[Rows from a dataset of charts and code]

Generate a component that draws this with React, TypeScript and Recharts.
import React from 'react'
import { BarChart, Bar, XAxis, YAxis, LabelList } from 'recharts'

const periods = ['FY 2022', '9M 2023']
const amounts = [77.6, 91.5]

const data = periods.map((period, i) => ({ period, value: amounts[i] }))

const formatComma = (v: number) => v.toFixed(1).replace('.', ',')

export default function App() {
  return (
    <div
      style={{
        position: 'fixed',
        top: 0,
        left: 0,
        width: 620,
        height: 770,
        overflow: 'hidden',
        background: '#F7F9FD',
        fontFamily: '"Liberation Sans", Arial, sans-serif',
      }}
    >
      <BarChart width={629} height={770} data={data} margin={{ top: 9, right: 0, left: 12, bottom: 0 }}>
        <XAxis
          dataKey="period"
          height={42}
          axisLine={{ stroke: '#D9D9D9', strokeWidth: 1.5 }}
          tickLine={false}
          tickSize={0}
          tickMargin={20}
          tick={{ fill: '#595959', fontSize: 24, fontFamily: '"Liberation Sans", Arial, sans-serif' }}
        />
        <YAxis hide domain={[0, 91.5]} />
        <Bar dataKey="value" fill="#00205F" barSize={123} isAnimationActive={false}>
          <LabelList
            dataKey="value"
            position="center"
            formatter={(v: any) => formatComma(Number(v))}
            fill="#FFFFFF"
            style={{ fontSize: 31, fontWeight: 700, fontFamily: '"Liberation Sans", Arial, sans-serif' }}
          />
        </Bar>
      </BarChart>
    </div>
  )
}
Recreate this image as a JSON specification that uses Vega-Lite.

(Challenge) Return, word for word, every line from the top of the entries down to the line that holds "const formatComma = (v: number)", both included.

(Exercise response)
Generate a component that draws this with React, TypeScript and Recharts.
import React from 'react'
import { BarChart, Bar, XAxis, YAxis, LabelList } from 'recharts'

const periods = ['FY 2022', '9M 2023']
const amounts = [77.6, 91.5]

const data = periods.map((period, i) => ({ period, value: amounts[i] }))

const formatComma = (v: number) => v.toFixed(1).replace('.', ',')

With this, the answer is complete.